Delegation, not just for assignments, but for decisions as well, is used to groom successors to eventually take their manager’s place. If they are never given an opportunity to make their own decisions, that growth process is stalled.

If you have not identified potential successors for your job, and delegated some of your decision making power to them, what is stopping you?

Processes and Teams

Teams can then take the clarity they capture from long-term strategic thinking, the capabilities they’ve built by having decisions delegated to them, and combine them into action that is fast, flexible, and responsive. Or, agile, if you prefer.

While culture and mindset are very important in the shift to becoming a high-performing company, making small, incremental, and regular changes to process is a powerful way to encourage changes in culture and mindset.

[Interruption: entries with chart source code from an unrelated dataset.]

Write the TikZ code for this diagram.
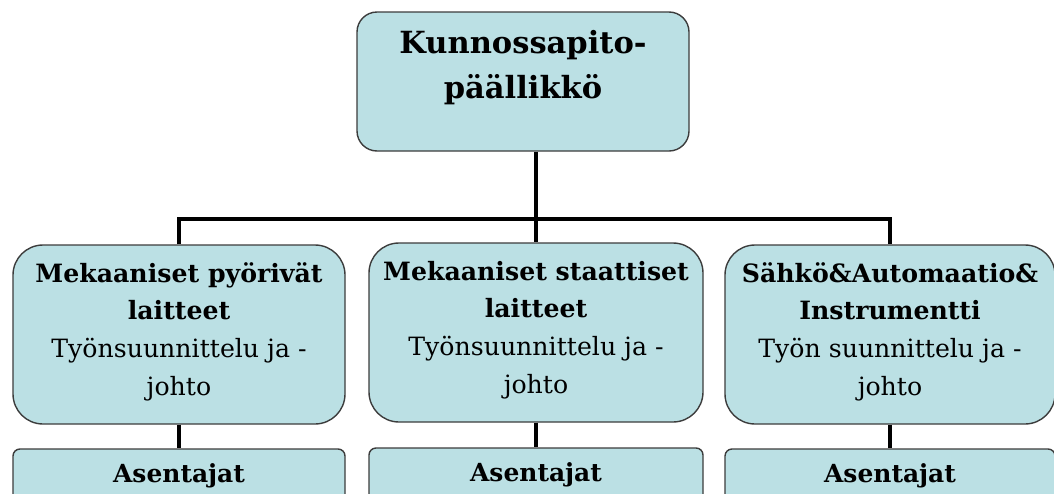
\documentclass[tikz,border=0pt]{standalone}
\usepackage{fontspec}
\setmainfont{DejaVu Serif}[Scale=0.86]
\definecolor{boxfill}{RGB}{187,224,228}
\definecolor{boxline}{RGB}{60,60,60}
\begin{document}
\begin{tikzpicture}[x=1pt,y=-1pt,
  box/.style={draw=boxline, line width=1.4pt, fill=boxfill, inner sep=0pt, anchor=base},
  chief/.style={box, rounded corners=20pt, minimum width=332pt,
    text height=41pt, text depth=98pt, font=\fontsize{35.5}{45}\selectfont\bfseries},
  unit/.style={box, rounded corners=30pt, text height=37pt, text depth=142pt,
    font=\fontsize{29.3}{37.7}\selectfont},
  crew/.style={box, rounded corners=7pt, text height=33pt, text depth=45pt,
    font=\fontsize{29}{37.7}\selectfont\bfseries},
  conn/.style={line width=4.5pt, line join=miter}]
\useasboundingbox (0,0) rectangle (1054,493);
\clip (0,0) rectangle (1054,493);

% head of maintenance
\node[chief] (chief) at (523,53)
  {\begin{tabular}[t]{@{}c@{}}Kunnossapito-\\päällikkö\end{tabular}};

% the three departments
\node[unit, minimum width=332pt] (m1) at (179,282)
  {\begin{tabular}[t]{@{}c@{}}\textbf{Mekaaniset pyörivät}\\\textbf{laitteet}\\Työnsuunnittelu ja -\\johto\end{tabular}};
\node[unit, minimum width=334pt] (m2) at (536,280)
  {\begin{tabular}[t]{@{}c@{}}\textbf{Mekaaniset staattiset}\\\textbf{laitteet}\\Työnsuunnittelu ja -\\johto\end{tabular}};
\node[unit, minimum width=330pt] (m3) at (890,282)
  {\begin{tabular}[t]{@{}c@{}}\textbf{Sähkö\&Automaatio\&}\\\textbf{Instrumentti}\\Työn suunnittelu ja -\\johto\end{tabular}};

% fitters under each department
\node[crew, minimum width=332pt] (a1) at (179,482) {Asentajat};
\node[crew, minimum width=334pt] (a2) at (536,481) {Asentajat};
\node[crew, minimum width=330pt] (a3) at (890,482) {Asentajat};

% connectors
\coordinate (bus) at (0,219);
\draw[conn] (m2.north |- chief.south) -- (m2.north);
\draw[conn] (m1.north) -- (m1.north |- bus) -- (m3.north |- bus) -- (m3.north);
\draw[conn] (m1.south) -- (a1.north);
\draw[conn] (m2.south) -- (a2.north);
\draw[conn] (m3.south) -- (a3.north);
\end{tikzpicture}
\end{document}
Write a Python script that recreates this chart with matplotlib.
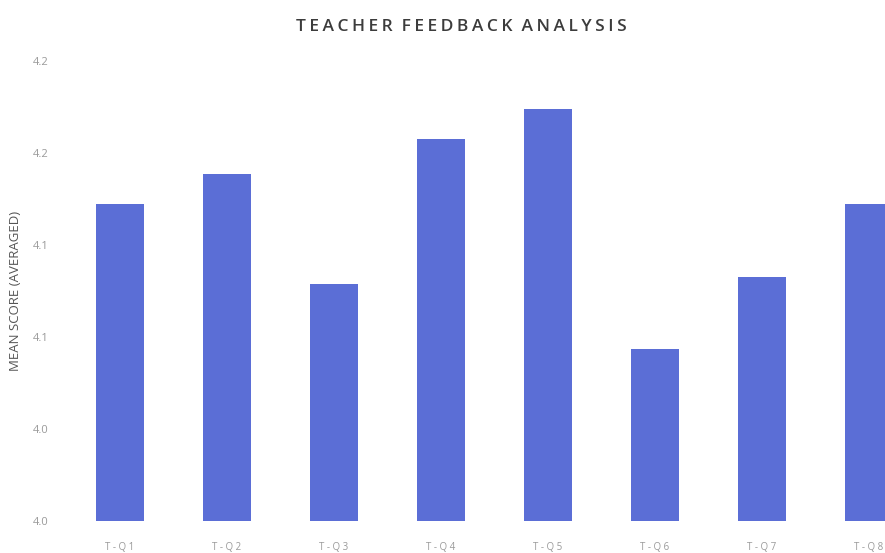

Processes for making decisions in your organization may contribute to autonomy or they may prevent it. Processes are simply the company’s values codified into documented rules and procedures for getting work done. A company’s processes can tell you a lot about the company culture and values.

We have known for along time that teams are in the best position to make changes to processes that can dramatically improve outcomes. However, they aren’t always encouraged to do so.

When opportunities or risks emerge, there can be a limited amount of time to capture value or avoid disaster, and teams must not be required to escalate decision making to the top of the organization. According to Reinertsen (2009), your control strategy should focus on reacting most quickly to problems that age poorly.

A good heuristic to see whether your organization is promoting autonomy or command and control is to ask whether the process has been chosen and developed by the teams themselves, or imposed from above. If it is the latter, the leadership team is effectively exerting decision making control over the day to day activities of the teams. And that is not autonomy.

Companies who succeed in the next decade of digital growth and expansion will be those who truly embrace autonomy in their organizations, who encourage long term strategic thinking, who delegate and plan for succession, and who encourage product development teams to make process decisions for themselves.

Those that attempt to maintain ever more control over their people, will fail to win marketshare, and will alienate their best employees. They’ll suffer attrition, slow or even negative growth, and eventually irrelevance. In the end, they will simply fade away. Maybe that’s not so bad.